### What is being asked
Count the lines below that contain the word "script", and report only that number.

### Data excerpts
--- START ---
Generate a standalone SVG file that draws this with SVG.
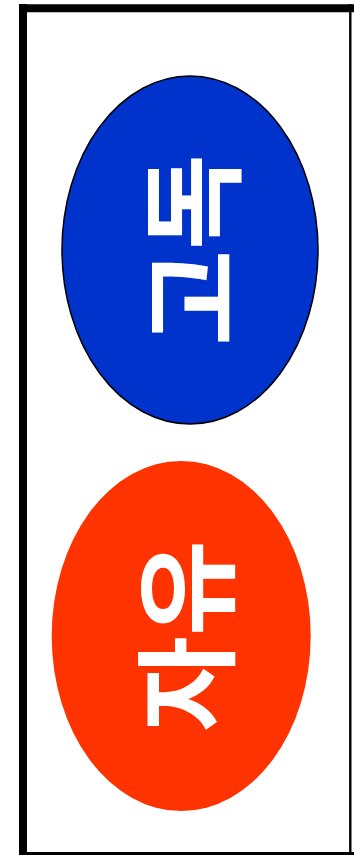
<svg xmlns="http://www.w3.org/2000/svg" width="354" height="855" viewBox="0 0 354 855">
<style>
.label{font-family:"Noto Sans CJK KR","Noto Sans",sans-serif;font-weight:700;font-size:104px;fill:#ffffff;text-anchor:middle;dominant-baseline:central}
.frame{stroke:#000000;fill:none}
</style>
<rect width="354" height="855" fill="#ffffff"/>
<g id="frame">
<line class="frame" x1="23" y1="4" x2="23" y2="855" stroke-width="8"/>
<line class="frame" x1="19" y1="8.3" x2="354" y2="8.3" stroke-width="8"/>
<line class="frame" x1="350.3" y1="4" x2="350.3" y2="855" stroke-width="2.4"/>
<line class="frame" x1="19" y1="853.5" x2="354" y2="853.5" stroke-width="3.2"/>
</g>
<g id="node-godok">
<ellipse cx="190" cy="250" rx="128" ry="174" fill="#0033cc" stroke="#000000" stroke-width="1.5"/>
<text class="label" transform="translate(186 250) rotate(-90)" x="0" y="0">고독</text>
</g>
<g id="node-jayu">
<ellipse cx="181.2" cy="636" rx="129.5" ry="175" fill="#ff3300"/>
<text class="label" transform="translate(180 636) rotate(-90)" x="0" y="0">자유</text>
</g>
</svg>
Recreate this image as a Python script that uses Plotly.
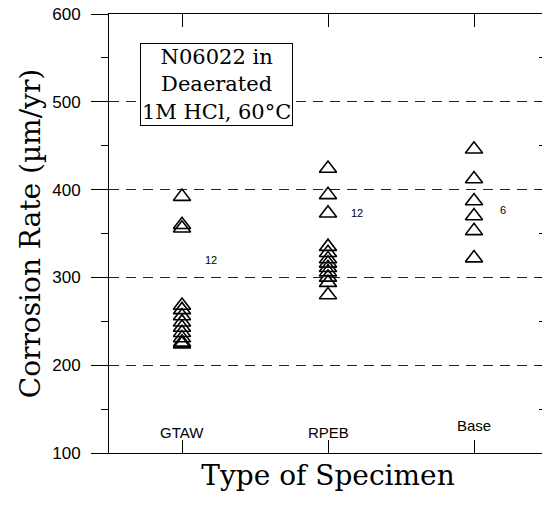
import plotly.graph_objects as go

categories = ["GTAW", "RPEB", "Base"]
gtaw = [392, 360, 356, 268, 263, 256, 249, 243, 237, 231, 226, 224]
rpeb = [424, 394, 373, 335, 328, 321, 316, 311, 306, 300, 294, 280]
base = [446, 412, 387, 370, 353, 322]
counts = ["12", "12", "6"]
count_y = [320, 373, 377]
label_y = [123, 123, 131]
yticks = [100, 200, 300, 400, 500, 600]

serif = "DejaVu Serif"
sans = "Liberation Sans"

fig = go.Figure()
for cat, vals in zip(categories, [gtaw, rpeb, base]):
    fig.add_trace(go.Scatter(
        x=[cat] * len(vals), y=vals, mode="markers",
        marker=dict(symbol="triangle-up-open", size=15, color="black",
                    line=dict(width=1.6, color="black")),
        showlegend=False, hoverinfo="y"))

# helper trace (invisible) to register the mirrored top/right axes
fig.add_trace(go.Scatter(x=categories, y=[yticks[0]] * 3, xaxis="x2", yaxis="y2",
                         mode="markers", marker=dict(opacity=0), showlegend=False,
                         hoverinfo="skip"))

annotations = []
for i, cat in enumerate(categories):
    annotations.append(dict(x=cat, y=label_y[i], xref="x", yref="y", text=cat,
                            showarrow=False, font=dict(family=sans, size=15, color="black")))
    annotations.append(dict(x=i + 0.2, y=count_y[i], xref="x", yref="y", text=counts[i],
                            showarrow=False, font=dict(family=sans, size=11, color="black")))

annotations.append(dict(
    x=0.071, y=0.934, xref="paper", yref="paper", xanchor="left", yanchor="top",
    text="N06022 in<br>Deaerated<br>1M HCl, 60°C", showarrow=False, align="center",
    font=dict(family=serif, size=21, color="black"),
    bordercolor="black", borderwidth=1, borderpad=1, bgcolor="white"))

# page body has an 8px margin, so the figure is sized to fit the 550x506 window
fig.update_layout(
    width=542, height=498,
    margin=dict(l=101, r=3, t=6, b=53, autoexpand=False),
    plot_bgcolor="white", paper_bgcolor="white",
    annotations=annotations,
    xaxis=dict(type="category", categoryorder="array", categoryarray=categories,
               range=[-0.5, 2.5], showticklabels=False, ticks="inside", ticklen=13,
               tickcolor="black", showline=True, linecolor="black", linewidth=1,
               showgrid=False, zeroline=False, automargin=False,
               title=dict(text="Type of Specimen", font=dict(family=serif, size=28, color="black"),
                          standoff=12)),
    xaxis2=dict(type="category", categoryorder="array", categoryarray=categories,
                range=[-0.5, 2.5], overlaying="x", side="top", showticklabels=False,
                ticks="inside", ticklen=13, tickcolor="black", showline=True,
                linecolor="black", linewidth=1, showgrid=False, zeroline=False,
                automargin=False),
    yaxis=dict(range=[100, 600], tickvals=yticks, ticks="outside", ticklen=17,
               tickcolor="black", tickfont=dict(family=sans, size=17, color="black"),
               ticklabelstandoff=7, ticklabeloverflow="allow",
               minor=dict(ticks="outside", ticklen=7, dtick=50, tick0=100, tickcolor="black",
                          showgrid=False),
               showline=True, linecolor="black", linewidth=1,
               showgrid=True, gridcolor="#222222", gridwidth=1, griddash="10px,7px",
               zeroline=False, automargin=False,
               title=dict(text="Corrosion Rate (µm/yr)", font=dict(family=serif, size=28, color="black"),
                          standoff=3)),
    yaxis2=dict(range=[100, 600], tickvals=yticks, overlaying="y", side="right",
                showticklabels=False, ticks="inside", ticklen=8, tickcolor="black",
                minor=dict(ticks="inside", ticklen=8, dtick=50, tick0=100, tickcolor="black"),
                showline=True, linecolor="black", linewidth=1, showgrid=False, zeroline=False,
                automargin=False),
)

fig.write_html("out.html")
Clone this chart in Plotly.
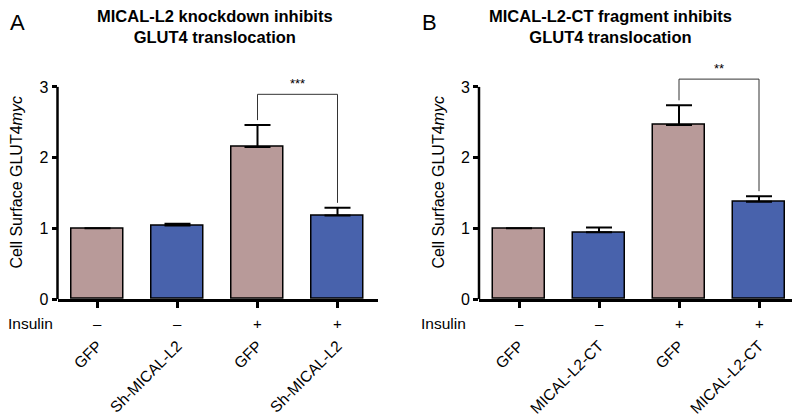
import plotly.graph_objects as go

# ---- data ----
categories_a = ["GFP", "Sh-MICAL-L2", "GFP", "Sh-MICAL-L2"]
values_a = [1.00, 1.04, 2.15, 1.18]
errors_a = [0.0, 0.025, 0.31, 0.11]

categories_b = ["GFP", "MICAL-L2-CT", "GFP", "MICAL-L2-CT"]
values_b = [1.00, 0.945, 2.46, 1.375]
errors_b = [0.0, 0.065, 0.28, 0.08]

insulin = ["–", "–", "+", "+"]
bar_colors = ["#b89a99", "#4862ac", "#b89a99", "#4862ac"]

titles = ["<b>MICAL-L2 knockdown inhibits<br>GLUT4 translocation</b>",
          "<b>MICAL-L2-CT fragment inhibits<br>GLUT4 translocation</b>"]
panel_letters = ["A", "B"]
stars = ["***", "**"]
bracket_top = [2.895, 3.11]
bracket_pair = [2, 3]
y_ticks = [0, 1, 2, 3]
y_axis_max = 3
y_range_max = 3.3

FONT = "Liberation Sans, Arial, sans-serif"
OFF = 8                      # page body margin of the html page
W, H = 800 - OFF, 418 - OFF


def px(xp):
    return (xp - OFF) / W


def py(yp):
    return (H - (yp - OFF)) / H


fig = go.Figure()

x_domains = [(px(57.5), px(377.5)), (px(479), px(799))]
y0_px, y_top_px = 299, 299 - 70.7 * y_range_max
y_domain = (py(y0_px), py(y_top_px))
title_x = [px(215), px(610.7)]

panels = [(categories_a, values_a, errors_a), (categories_b, values_b, errors_b)]
annotations = []
shapes = []

for i, (cats, vals, errs) in enumerate(panels):
    xa = "x" if i == 0 else "x2"
    ya = "y" if i == 0 else "y2"
    idx = list(range(len(cats)))
    fig.add_trace(go.Bar(
        x=idx, y=vals, width=0.66,
        marker=dict(color=bar_colors, line=dict(color="black", width=1.5)),
        error_y=dict(type="data", array=errs, arrayminus=[0] * len(errs),
                     symmetric=False, color="black", thickness=2, width=13),
        xaxis=xa, yaxis=ya, showlegend=False, hoverinfo="skip",
    ))
    # significance bracket
    a, b = bracket_pair
    gap = 0.07
    fig.add_trace(go.Scatter(
        x=[a, a, b, b],
        y=[vals[a] + errs[a] + gap, bracket_top[i], bracket_top[i], vals[b] + errs[b] + gap],
        mode="lines", line=dict(color="#333333", width=1),
        xaxis=xa, yaxis=ya, showlegend=False, hoverinfo="skip",
    ))
    annotations.append(dict(
        x=(a + b) / 2, y=bracket_top[i], xref=xa, yref=ya, text=stars[i],
        showarrow=False, yanchor="bottom", yshift=1,
        font=dict(family=FONT, size=13, color="black"),
    ))
    # y axis line (only up to 3)
    xd = "x domain" if i == 0 else "x2 domain"
    yd = "y domain" if i == 0 else "y2 domain"
    shapes.append(dict(type="line", xref=xd, yref=yd, x0=0, x1=0,
                       y0=0, y1=y_axis_max / y_range_max,
                       line=dict(color="black", width=2.5)))
    # insulin row
    if i == 0:
        annotations.append(dict(x=0, y=py(323), xref="paper", yref="paper",
                                text="Insulin", showarrow=False, xanchor="left", xshift=-2,
                                yanchor="middle", font=dict(family=FONT, size=15.5, color="black")))
    else:
        annotations.append(dict(x=-0.035, y=py(323), xref=xd, yref="paper",
                                text="Insulin", showarrow=False, xanchor="right",
                                yanchor="middle", font=dict(family=FONT, size=15.5, color="black")))
    for k, s in enumerate(insulin):
        annotations.append(dict(x=k, y=py(323), xref=xa, yref="paper",
                                text=s, showarrow=False, yanchor="middle",
                                font=dict(family=FONT, size=15, color="black")))
    # title
    annotations.append(dict(x=title_x[i], y=py(26.5), xref="paper", yref="paper",
                            text=titles[i], showarrow=False, xanchor="center",
                            yanchor="middle", align="center",
                            font=dict(family=FONT, size=16.5, color="black")))

annotations.append(dict(x=0, y=1, xref="paper", yref="paper", text=panel_letters[0],
                        showarrow=False, xanchor="left", yanchor="top",
                        font=dict(family=FONT, size=22, color="black")))
annotations.append(dict(x=px(429), y=1, xref="paper", yref="paper", text=panel_letters[1],
                        showarrow=False, xanchor="center", yanchor="top",
                        font=dict(family=FONT, size=22, color="black")))

xaxis_common = dict(range=[-0.5, 3.5], showline=True, linewidth=2.5, linecolor="black",
                    ticks="outside", ticklen=6, tickwidth=2.5, tickcolor="black",
                    tickvals=[0, 1, 2, 3], tickangle=-45, ticklabelstandoff=23,
                    tickfont=dict(family=FONT, size=15.5, color="black"),
                    showgrid=False, zeroline=False, fixedrange=True)
yaxis_common = dict(range=[0, y_range_max], showline=False,
                    ticks="outside", ticklen=5, tickwidth=2.5, tickcolor="black",
                    tickvals=y_ticks, tickfont=dict(family=FONT, size=16, color="black"),
                    showgrid=False, zeroline=False, domain=list(y_domain),
                    title=dict(text="Cell Surface GLUT4<i>myc</i>", standoff=12,
                               font=dict(family=FONT, size=16, color="black")))

fig.update_layout(
    width=W, height=H,
    margin=dict(l=0, r=0, t=0, b=0, autoexpand=False),
    paper_bgcolor="white", plot_bgcolor="white",
    xaxis=dict(xaxis_common, domain=list(x_domains[0]), ticktext=categories_a, anchor="y"),
    xaxis2=dict(xaxis_common, domain=list(x_domains[1]), ticktext=categories_b, anchor="y2"),
    yaxis=dict(yaxis_common, anchor="x"),
    yaxis2=dict(yaxis_common, anchor="x2"),
    annotations=annotations,
    shapes=shapes,
    bargap=0,
)

fig.write_html("out.html")
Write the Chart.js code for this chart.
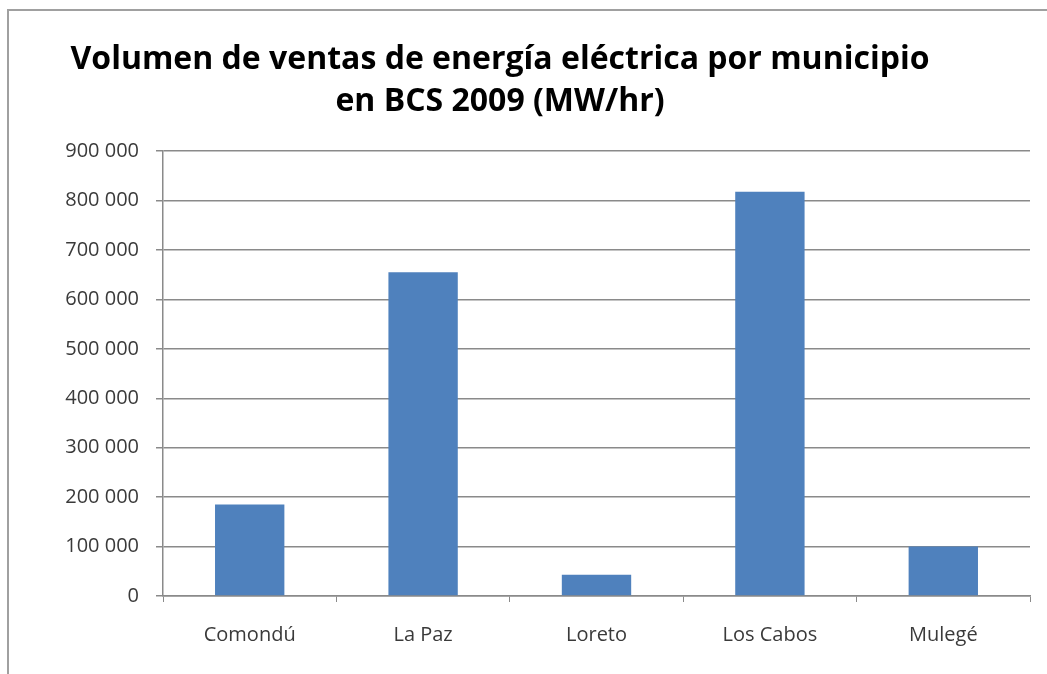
<!DOCTYPE html>
<html>
<head>
<meta charset="utf-8">
<script src="https://cdn.jsdelivr.net/npm/chart.js@4"></script>
<style>
    html, body {
        margin: 0;
        padding: 0;
        background: #ffffff;
    }
    #wrap {
        position: relative;
        width: 1047px;
        height: 674px;
    }
    #frame {
        position: absolute;
        left: 7px;
        top: 9px;
        right: 0;
        bottom: 0;
        border-top: 2px solid #a0a0a0;
        border-left: 2px solid #a0a0a0;
    }
    canvas {
        position: absolute;
        left: 0;
        top: 0;
    }
</style>
</head>
<body>
<div id="wrap">
    <div id="frame"></div>
    <canvas id="salesChart" width="1047" height="674"></canvas>
</div>
<script>
const municipios = ["Comondú", "La Paz", "Loreto", "Los Cabos", "Mulegé"];
const ventas = [185000, 655000, 43000, 818000, 100000];
const titleLines = [
    "Volumen de ventas de energía eléctrica por municipio",
    "en BCS 2009 (MW/hr)",
];

function formatThousands(value) {
    return String(value).replace(/\B(?=(\d{3})+(?!\d))/g, " ");
}

const salesChart = document.getElementById("salesChart");

new Chart(salesChart, {
    type: "bar",
    data: {
        labels: municipios,
        datasets: [
            {
                label: "Ventas",
                data: ventas,
                backgroundColor: "#4f81bd",
                borderWidth: 0,
                categoryPercentage: 1,
                barPercentage: 0.4,
            },
        ],
    },
    options: {
        responsive: false,
        animation: false,
        layout: {
            // negative left padding keeps the title centred like the original
            padding: { left: -30, right: 17, top: 0, bottom: 0 },
        },
        plugins: {
            legend: { display: false },
            tooltip: { enabled: false },
            title: {
                display: true,
                text: titleLines,
                color: "#000000",
                font: { family: "Open Sans", size: 32, weight: "bold", lineHeight: 1.3 },
                padding: { top: 39, bottom: 29 },
            },
        },
        scales: {
            x: {
                offset: true,
                grid: {
                    display: true,
                    drawOnChartArea: false,
                    drawTicks: true,
                    tickLength: 6,
                    color: "#8a8a8a",
                    offset: true,
                },
                border: { color: "#8a8a8a", width: 1.5 },
                ticks: {
                    color: "#3a3a3a",
                    font: { family: "Open Sans", size: 20 },
                    padding: 21,
                },
                afterFit: (scale) => {
                    scale.height = 78;
                },
            },
            y: {
                min: 0,
                max: 900000,
                grid: {
                    color: "#8a8a8a",
                    lineWidth: 1.5,
                    tickLength: 7,
                },
                border: { color: "#8a8a8a", width: 1.5 },
                ticks: {
                    stepSize: 100000,
                    color: "#3a3a3a",
                    font: { family: "Open Sans", size: 20 },
                    padding: 17,
                    callback: (value) => formatThousands(value),
                },
                afterFit: (scale) => {
                    scale.width = 193;
                },
            },
        },
    },
});
</script>
</body>
</html>
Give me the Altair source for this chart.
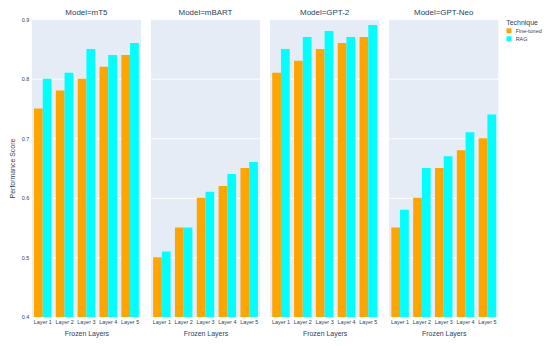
--- END ---
### Solution for this exercise
4